SHORT TASK:
Everything in the listing except the pictures should be written out exactly.

SUPPLIED INFORMATION:
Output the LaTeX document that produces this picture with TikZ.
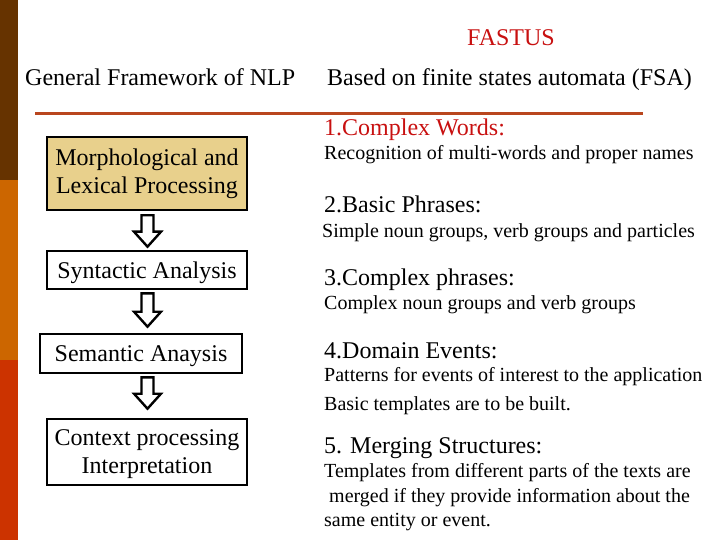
\documentclass[tikz,border=0pt]{standalone}
\usepackage{fontspec}
\setmainfont{Liberation Serif}
\usetikzlibrary{calc}
\definecolor{barA}{HTML}{663300}
\definecolor{barB}{HTML}{CC6600}
\definecolor{barC}{HTML}{CC3300}
\definecolor{rule}{RGB}{185,70,30}
\definecolor{titlered}{RGB}{200,16,16}
\definecolor{tan}{RGB}{232,208,140}
\tikzset{
  big/.style={font=\fontsize{24}{28}\selectfont},
  small/.style={font=\fontsize{20}{24}\selectfont},
  txt/.style={anchor=base west, inner sep=0pt},
  stagebox/.style={draw=black, line width=2.6pt, align=center, inner sep=0pt, big},
  blockarr/.style={draw=black, line width=2.4pt, fill=white, line join=miter}
}
% #1 top node, #2 bottom node, #3 gap below top, #4 gap above bottom
\newcommand{\flowarrow}[4]{%
  \draw[blockarr] let \p1=(#1.south), \p2=(#2.north), \p3=(axis) in
   (\x3-6pt,\y1-#3) -- (\x3+6pt,\y1-#3) -- (\x3+6pt,\y2+#4+15pt)
   -- (\x3+13.5pt,\y2+#4+15pt) -- (\x3,\y2+#4) -- (\x3-13.5pt,\y2+#4+15pt)
   -- (\x3-6pt,\y2+#4+15pt) -- cycle;}
\begin{document}
\begin{tikzpicture}[x=1pt,y=-1pt]
\useasboundingbox (0,0) rectangle (720,540);
% side bar
\fill[barA] (0,0) rectangle (18,180);
\fill[barB] (0,180) rectangle (18,360);
\fill[barC] (0,360) rectangle (18,540);
% titles
\node[big, text=titlered, anchor=base, inner sep=0pt] (title) at (511,46) {FASTUS};
\node[big, txt] (gen) at (25,86) {General Framework of NLP};
\node[big, txt] (fsa) at (327,86) {Based on finite states automata (FSA)};
\coordinate (ruleL) at (35,114);
\coordinate (ruleR) at (643,114);
\draw[rule, line width=3pt] (ruleL) -- (ruleR);
% left column boxes
\coordinate (axis) at (147.5,0);
\node[stagebox, fill=tan, minimum width=200pt, minimum height=73pt] (morph) at (147,173.5) {Morphological and\\Lexical Processing};
\node[stagebox, fill=white, text depth=0pt, minimum width=200pt, minimum height=38pt] (syn) at (147,270) {Syntactic Analysis};
\node[stagebox, fill=white, text depth=0pt, minimum width=202pt, minimum height=39pt] (sem) at (141,353.5) {Semantic Anaysis};
\node[stagebox, fill=white, text depth=0pt, minimum width=200pt, minimum height=66pt] (ctx) at (147,452) {Context processing\\Interpretation};
\flowarrow{morph}{syn}{4pt}{3pt}
\flowarrow{syn}{sem}{3pt}{6pt}
\flowarrow{sem}{ctx}{3pt}{9pt}
% right column
\node[big, txt, text=titlered] (h1) at (324,136) {1.Complex Words:};
\node[small, txt] (d1) at (324,160) {Recognition of multi-words and proper names};
\node[big, txt] (h2) at (324,213) {2.Basic Phrases:};
\node[small, txt] (d2) at (322,237) {Simple noun groups, verb groups and particles};
\node[big, txt] (h3) at (324,285) {3.Complex phrases:};
\node[small, txt] (d3) at (324,309) {Complex noun groups and verb groups};
\node[big, txt] (h4) at (324,358) {4.Domain Events:};
\node[small, txt] (d4a) at (324,381) {Patterns for events of interest to the application};
\node[small, txt] (d4b) at (324,410) {Basic templates are to be built.};
\node[big, txt] (h5) at (324,453) {5. Merging Structures:};
\node[small, txt] (d5a) at (324,477) {Templates from different parts of the texts are};
\node[small, txt] (d5b) at (329,502) {merged if they provide information about the};
\node[small, txt] (d5c) at (324,526) {same entity or event.};
\end{tikzpicture}
\end{document}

RESPONSE TO THIS TASK:
Output the LaTeX document that produces this picture with TikZ.
\documentclass[tikz,border=0pt]{standalone}
\usepackage{fontspec}
\setmainfont{Liberation Serif}
\usetikzlibrary{calc}
\definecolor{barA}{HTML}{663300}
\definecolor{barB}{HTML}{CC6600}
\definecolor{barC}{HTML}{CC3300}
\definecolor{rule}{RGB}{185,70,30}
\definecolor{titlered}{RGB}{200,16,16}
\definecolor{tan}{RGB}{232,208,140}
\tikzset{
  big/.style={font=\fontsize{24}{28}\selectfont},
  small/.style={font=\fontsize{20}{24}\selectfont},
  txt/.style={anchor=base west, inner sep=0pt},
  stagebox/.style={draw=black, line width=2.6pt, align=center, inner sep=0pt, big},
  blockarr/.style={draw=black, line width=2.4pt, fill=white, line join=miter}
}
% #1 top node, #2 bottom node, #3 gap below top, #4 gap above bottom
\newcommand{\flowarrow}[4]{%
  \draw[blockarr] let \p1=(#1.south), \p2=(#2.north), \p3=(axis) in
   (\x3-6pt,\y1-#3) -- (\x3+6pt,\y1-#3) -- (\x3+6pt,\y2+#4+15pt)
   -- (\x3+13.5pt,\y2+#4+15pt) -- (\x3,\y2+#4) -- (\x3-13.5pt,\y2+#4+15pt)
   -- (\x3-6pt,\y2+#4+15pt) -- cycle;}
\begin{document}
\begin{tikzpicture}[x=1pt,y=-1pt]
\useasboundingbox (0,0) rectangle (720,540);
% side bar
\fill[barA] (0,0) rectangle (18,180);
\fill[barB] (0,180) rectangle (18,360);
\fill[barC] (0,360) rectangle (18,540);
% titles
\node[big, text=titlered, anchor=base, inner sep=0pt] (title) at (511,46) {FASTUS};
\node[big, txt] (gen) at (25,86) {General Framework of NLP};
\node[big, txt] (fsa) at (327,86) {Based on finite states automata (FSA)};
\coordinate (ruleL) at (35,114);
\coordinate (ruleR) at (643,114);
\draw[rule, line width=3pt] (ruleL) -- (ruleR);
% left column boxes
\coordinate (axis) at (147.5,0);
\node[stagebox, fill=tan, minimum width=200pt, minimum height=73pt] (morph) at (147,173.5) {Morphological and\\Lexical Processing};
\node[stagebox, fill=white, text depth=0pt, minimum width=200pt, minimum height=38pt] (syn) at (147,270) {Syntactic Analysis};
\node[stagebox, fill=white, text depth=0pt, minimum width=202pt, minimum height=39pt] (sem) at (141,353.5) {Semantic Anaysis};
\node[stagebox, fill=white, text depth=0pt, minimum width=200pt, minimum height=66pt] (ctx) at (147,452) {Context processing\\Interpretation};
\flowarrow{morph}{syn}{4pt}{3pt}
\flowarrow{syn}{sem}{3pt}{6pt}
\flowarrow{sem}{ctx}{3pt}{9pt}
% right column
\node[big, txt, text=titlered] (h1) at (324,136) {1.Complex Words:};
\node[small, txt] (d1) at (324,160) {Recognition of multi-words and proper names};
\node[big, txt] (h2) at (324,213) {2.Basic Phrases:};
\node[small, txt] (d2) at (322,237) {Simple noun groups, verb groups and particles};
\node[big, txt] (h3) at (324,285) {3.Complex phrases:};
\node[small, txt] (d3) at (324,309) {Complex noun groups and verb groups};
\node[big, txt] (h4) at (324,358) {4.Domain Events:};
\node[small, txt] (d4a) at (324,381) {Patterns for events of interest to the application};
\node[small, txt] (d4b) at (324,410) {Basic templates are to be built.};
\node[big, txt] (h5) at (324,453) {5. Merging Structures:};
\node[small, txt] (d5a) at (324,477) {Templates from different parts of the texts are};
\node[small, txt] (d5b) at (329,502) {merged if they provide information about the};
\node[small, txt] (d5c) at (324,526) {same entity or event.};
\end{tikzpicture}
\end{document}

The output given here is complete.